By the way, it was hard to find any information on Filozof.  AmThink says that its contributors are “accomplished in fields beyond journalism and animated to write for the general public out of concern for the complex and morally significant questions on the national agenda.” But like all the writers for AmThink, I had never heard of Filozof.

Good thing I can google Mr. Filozof.  Let’s see now…

I would say that nowadays the major standard for “accomplishment in fields” is a Wikipedia biography.  Mr. Filozof has none. 

And nowadays, writing a book is a sign of accomplishment.  Now if a book has been published and is for sale, you’ll likely be able to find it on Amazon.com.  By this measure, we can conclude that Filozof has published no books.  In fact there is no reference anywhere online to Filozof having written a book.
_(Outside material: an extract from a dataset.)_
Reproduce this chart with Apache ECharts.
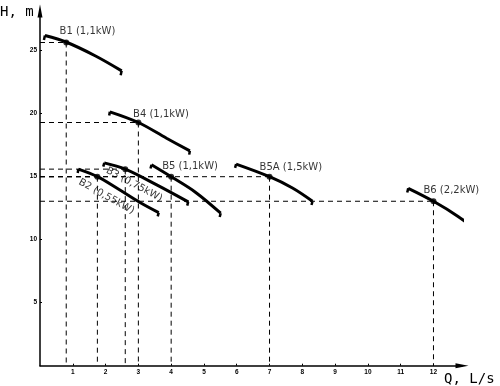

Piecing together his one-sentence bio on another conservative website, National Review Online, some news reports and a court filing, I was able to learn that once upon a time Filozof was an adjunct professor of political science at the State University of New York at Brockport.  But he last surfaced academically at the prestigious Monroe Community College in the Rochester, New York area, which evidently fired him after allegations that he sexually harassed both a male and a female.  Filozof has sued the community college, claiming a conspiracy to terminate his employment because he is a conservative, and, of course, the lawsuit has gotten him a wee bit of coverage as a martyr on another right-wing website called Accuracy in Academia.

That’s a very bizarre definition of “accomplished in fields beyond journalism” that AmThink is using, don’t you think?